Baillie Gifford’s own maximum holding limits have forced a reduction in its investment in Tesla — the asset manager’s star stock which has seen its share price boom more than 400 per cent since January.
Filings published to the US Securities and Exchange Commission show Baillie Gifford’s shareholding in Tesla dropped to 4.25 per cent of Tesla shares at the end of August despite the fund house’s “strong support” for the company.
Baillie Gifford was one of Tesla’s largest shareholders, second only to the firm’s chief executive Elon Musk.
The fund house’s reduced investment is a ripple effect of the stock’s soaring share price, which has risen 419 per cent since the start of the year and 11,550 per cent since it listed a decade ago.
Tesla’s latest share price increase meant Baillie Gifford was forced to reduce its holding in order to reflect internal concentration guidelines which restrict the weight of a single stock in clients’ portfolios.

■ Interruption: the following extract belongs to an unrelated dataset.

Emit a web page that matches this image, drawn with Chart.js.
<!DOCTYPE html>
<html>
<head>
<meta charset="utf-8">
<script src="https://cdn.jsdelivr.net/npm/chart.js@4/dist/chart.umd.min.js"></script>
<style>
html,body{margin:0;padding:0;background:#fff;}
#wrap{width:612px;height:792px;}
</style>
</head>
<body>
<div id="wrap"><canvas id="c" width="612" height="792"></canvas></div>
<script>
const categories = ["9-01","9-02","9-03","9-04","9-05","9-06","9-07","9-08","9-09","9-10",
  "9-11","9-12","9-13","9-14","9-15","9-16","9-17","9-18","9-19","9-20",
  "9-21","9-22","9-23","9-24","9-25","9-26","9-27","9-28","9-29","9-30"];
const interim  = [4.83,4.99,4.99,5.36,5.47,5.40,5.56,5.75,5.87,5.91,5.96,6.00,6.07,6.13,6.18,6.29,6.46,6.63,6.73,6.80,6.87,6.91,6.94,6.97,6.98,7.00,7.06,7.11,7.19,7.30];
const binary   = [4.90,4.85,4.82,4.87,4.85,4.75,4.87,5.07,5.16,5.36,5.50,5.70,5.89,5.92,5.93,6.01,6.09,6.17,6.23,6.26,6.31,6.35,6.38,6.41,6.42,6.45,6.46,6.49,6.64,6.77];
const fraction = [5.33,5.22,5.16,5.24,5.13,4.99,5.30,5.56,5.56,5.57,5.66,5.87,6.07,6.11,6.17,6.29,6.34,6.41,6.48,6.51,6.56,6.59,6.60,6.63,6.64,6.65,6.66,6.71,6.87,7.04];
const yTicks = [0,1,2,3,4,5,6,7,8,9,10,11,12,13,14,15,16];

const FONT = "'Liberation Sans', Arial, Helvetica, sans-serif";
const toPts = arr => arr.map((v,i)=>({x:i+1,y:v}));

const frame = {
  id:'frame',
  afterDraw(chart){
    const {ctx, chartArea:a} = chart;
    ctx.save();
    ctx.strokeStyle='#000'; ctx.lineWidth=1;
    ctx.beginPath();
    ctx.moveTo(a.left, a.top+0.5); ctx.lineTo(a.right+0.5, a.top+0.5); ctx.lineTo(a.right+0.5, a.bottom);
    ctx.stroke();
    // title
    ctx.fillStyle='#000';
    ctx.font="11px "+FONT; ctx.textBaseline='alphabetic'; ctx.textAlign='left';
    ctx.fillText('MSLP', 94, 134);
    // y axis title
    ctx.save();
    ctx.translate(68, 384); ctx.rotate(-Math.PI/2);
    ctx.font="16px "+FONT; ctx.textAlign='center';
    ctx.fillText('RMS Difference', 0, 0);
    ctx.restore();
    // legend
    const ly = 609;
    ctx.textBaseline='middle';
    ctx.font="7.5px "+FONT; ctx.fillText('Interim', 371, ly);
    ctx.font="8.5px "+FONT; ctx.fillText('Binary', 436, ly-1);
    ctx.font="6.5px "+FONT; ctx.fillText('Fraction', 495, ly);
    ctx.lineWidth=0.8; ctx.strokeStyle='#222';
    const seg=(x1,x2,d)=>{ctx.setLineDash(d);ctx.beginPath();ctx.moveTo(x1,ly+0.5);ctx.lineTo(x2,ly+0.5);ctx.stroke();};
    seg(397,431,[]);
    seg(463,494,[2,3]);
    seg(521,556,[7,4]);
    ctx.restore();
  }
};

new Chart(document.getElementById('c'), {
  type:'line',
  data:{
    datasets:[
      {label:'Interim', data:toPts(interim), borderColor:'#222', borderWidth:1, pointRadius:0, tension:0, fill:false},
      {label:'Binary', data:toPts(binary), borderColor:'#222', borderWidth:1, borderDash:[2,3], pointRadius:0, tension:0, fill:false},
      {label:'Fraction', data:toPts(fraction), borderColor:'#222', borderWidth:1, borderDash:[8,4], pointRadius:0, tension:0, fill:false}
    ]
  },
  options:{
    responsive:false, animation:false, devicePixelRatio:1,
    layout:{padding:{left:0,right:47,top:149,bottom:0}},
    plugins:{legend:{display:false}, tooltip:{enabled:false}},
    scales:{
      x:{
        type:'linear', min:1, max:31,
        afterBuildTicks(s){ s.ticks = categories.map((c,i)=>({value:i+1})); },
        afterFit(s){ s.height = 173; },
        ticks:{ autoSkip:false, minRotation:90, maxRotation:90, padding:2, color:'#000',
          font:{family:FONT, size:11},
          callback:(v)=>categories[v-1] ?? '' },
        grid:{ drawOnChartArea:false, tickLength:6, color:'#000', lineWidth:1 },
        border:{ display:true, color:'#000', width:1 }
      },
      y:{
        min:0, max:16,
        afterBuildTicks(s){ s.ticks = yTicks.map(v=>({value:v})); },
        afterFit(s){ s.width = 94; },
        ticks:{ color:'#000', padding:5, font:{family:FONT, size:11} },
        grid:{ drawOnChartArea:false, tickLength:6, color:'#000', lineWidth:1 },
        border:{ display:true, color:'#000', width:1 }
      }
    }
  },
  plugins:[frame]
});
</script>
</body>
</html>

A Baillie Gifford spokesperson said: “We have maximum holding limits for individual stocks in clients’ portfolios.
“This is to ensure the portfolios are diversified and aren’t too concentrated in any one stock. These holding limits vary across different Baillie Gifford strategies.”
Tesla’s share price has slipped 10 per cent since the Baillie Gifford filing.

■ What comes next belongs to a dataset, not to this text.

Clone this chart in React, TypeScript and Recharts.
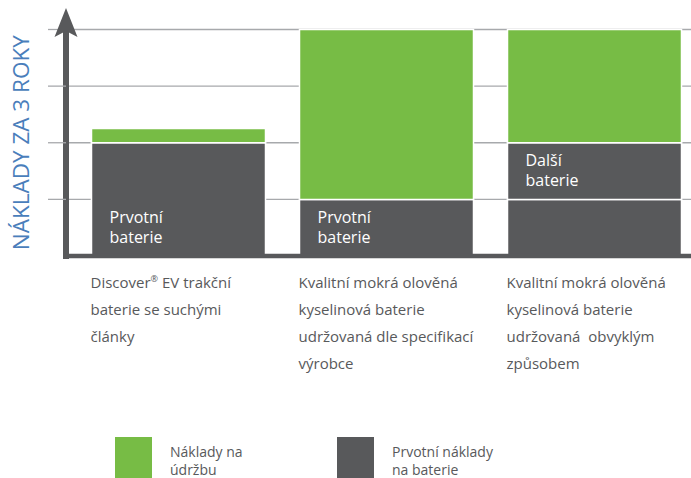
import React from 'react';
import { BarChart, Bar, XAxis, YAxis, CartesianGrid, LabelList } from 'recharts';

const categories = [
  'Discover® EV trakční\nbaterie se suchými\nčlánky',
  'Kvalitní mokrá olověná\nkyselinová baterie\nudržovaná dle specifikací\nvýrobce',
  'Kvalitní mokrá olověná\nkyselinová baterie\nudržovaná  obvyklým\nzpůsobem',
];
const primaryCost = [2, 1, 1];
const nextBatteryCost = [0, 0, 1];
const maintenanceCost = [0.25, 3, 2];
const primaryLabels = ['Prvotní\nbaterie', 'Prvotní\nbaterie', ''];
const nextLabels = ['', '', 'Další\nbaterie'];
const yTicks = [1, 2, 3, 4];
const yTitle = 'NÁKLADY ZA 3 ROKY';
const legendItems = [
  { key: 'maintenance', text: ['Náklady na', 'údržbu'] },
  { key: 'primary', text: ['Prvotní náklady', 'na baterie'] },
];

const GREEN = '#77bc45';
const DARK = '#58595b';
const BLUE = '#4a7ebb';
const GRID = '#a7a9ac';
const FONT = '"Open Sans", sans-serif';

const data = categories.map((name, i) => ({
  name,
  primary: primaryCost[i],
  next: nextBatteryCost[i],
  maintenance: maintenanceCost[i],
  primaryLabel: primaryLabels[i],
  nextLabel: nextLabels[i],
}));

const BAR_SIZE = 174;

function CategoryTick(props: any) {
  const { x, y, payload } = props;
  const lines = String(payload.value).split('\n');
  const left = x - BAR_SIZE / 2 - 1;
  return (
    <text x={left} y={y} fill={DARK} fontSize={15} fontFamily={FONT} textAnchor="start" style={{ whiteSpace: 'pre' }}>
      {lines.map((line, i) => {
        const parts = line.split('®');
        return (
          <tspan key={i} x={left} y={y + 32 + i * 27}>
            {parts[0]}
            {parts.length > 1 && (
              <tspan fontSize={9} dy={-6}>®</tspan>
            )}
            {parts.length > 1 && <tspan dy={6}>{parts[1]}</tspan>}
          </tspan>
        );
      })}
    </text>
  );
}

function SegmentLabel(props: any) {
  const { x, y, height, value } = props;
  if (!value) return null;
  const lines = String(value).split('\n');
  const bottom = y + height;
  return (
    <text fill="#ffffff" fontSize={16} fontFamily={FONT}>
      {lines.map((line, i) => (
        <tspan key={i} x={x + 18} y={bottom - 33 + i * 20}>
          {line}
        </tspan>
      ))}
    </text>
  );
}

function EmptyTick() {
  return <g />;
}

function AxisDecor(props: any) {
  const vb = props.viewBox || {};
  const ax = vb.x + vb.width;
  const top = vb.y;
  const cy = vb.y + vb.height / 2;
  return (
    <g>
      <polygon
        points={`${ax},${top - 21.5} ${ax + 11.5},${top + 7.5} ${ax},${top + 1.5} ${ax - 11.5},${top + 7.5}`}
        fill={DARK}
      />
      <text
        x={20}
        y={cy}
        transform={`rotate(-90, 20, ${cy})`}
        textAnchor="middle"
        dominantBaseline="central"
        fontSize={22.5}
        fontFamily={FONT}
        fill={BLUE}
      >
        {yTitle}
      </text>
    </g>
  );
}

const colorFor: Record<string, string> = { maintenance: GREEN, primary: DARK };
const legendX = [115, 337];

export default function App() {
  return (
    <div style={{ position: 'absolute', left: 0, top: 0, width: 691, height: 478, overflow: 'hidden', background: '#fff' }}>
      <BarChart
        width={700}
        height={478}
        data={data}
        margin={{ top: 29.5, right: 1.5, left: 0, bottom: 0 }}
        barSize={BAR_SIZE}
      >
        <CartesianGrid vertical={false} stroke={GRID} strokeWidth={1.3} />
        <XAxis
          dataKey="name"
          height={222}
          padding={{ left: 8.5, right: 0 }}
          tickLine={false}
          tickSize={0}
          tickMargin={0}
          axisLine={{ stroke: DARK, strokeWidth: 4.5, strokeLinecap: 'square' }}
          tick={<CategoryTick />}
          interval={0}
        />
        <YAxis
          width={66}
          domain={[0, 4]}
          ticks={yTicks}
          tick={<EmptyTick />}
          tickSize={18}
          tickLine={{ stroke: GRID, strokeWidth: 1.3 }}
          axisLine={{ stroke: DARK, strokeWidth: 6, strokeLinecap: 'square' }}
          label={(p: any) => <AxisDecor viewBox={p.viewBox} />}
        />
        <Bar dataKey="primary" stackId="a" fill={DARK} stroke="#fff" strokeWidth={1.5} isAnimationActive={false}>
          <LabelList dataKey="primaryLabel" content={<SegmentLabel />} />
        </Bar>
        <Bar dataKey="next" stackId="a" fill={DARK} stroke="#fff" strokeWidth={1.5} isAnimationActive={false}>
          <LabelList dataKey="nextLabel" content={<SegmentLabel />} />
        </Bar>
        <Bar dataKey="maintenance" stackId="a" fill={GREEN} stroke="#fff" strokeWidth={1.5} isAnimationActive={false} />
      </BarChart>
      {legendItems.map((item, i) => (
        <div key={item.key} style={{ position: 'absolute', left: legendX[i], top: 437 }}>
          <div style={{ position: 'absolute', left: 0, top: 0, width: 37, height: 45, background: colorFor[item.key] }} />
          <div
            style={{
              position: 'absolute',
              left: 55,
              top: 6,
              whiteSpace: 'nowrap',
              fontFamily: FONT,
              fontSize: 14,
              lineHeight: '18px',
              color: DARK,
            }}
          >
            {item.text.map((t, j) => (
              <div key={j}>{t}</div>
            ))}
          </div>
        </div>
      ))}
    </div>
  );
}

As at the end of July, the electric car company was Baillie Gifford’s largest holding in its Scottish Mortgage investment trust, accounting for 13 per cent of the portfolio.
The trust has performed remarkably off the back of its Tesla holding, its share price jumping 108 per cent since mid-March due to the stock market recovery and a booming top holding.
James Anderson, manager of the Scottish Mortgage trust, said: “We intend to remain significant shareholders for many years ahead. We remain very optimistic about the future of the company.
“Tesla no longer faces any difficulty in raising capital at scale from outside sources but should there be serious setbacks in the share price we would welcome the opportunity to once again increase our shareholding.”
Mr Anderson added it had been a “privilege” to be Tesla’s largest external shareholder over a critical period for the company, suggesting that without Tesla’s efforts the possibility of averting a climate disaster would have been “significantly reduced”.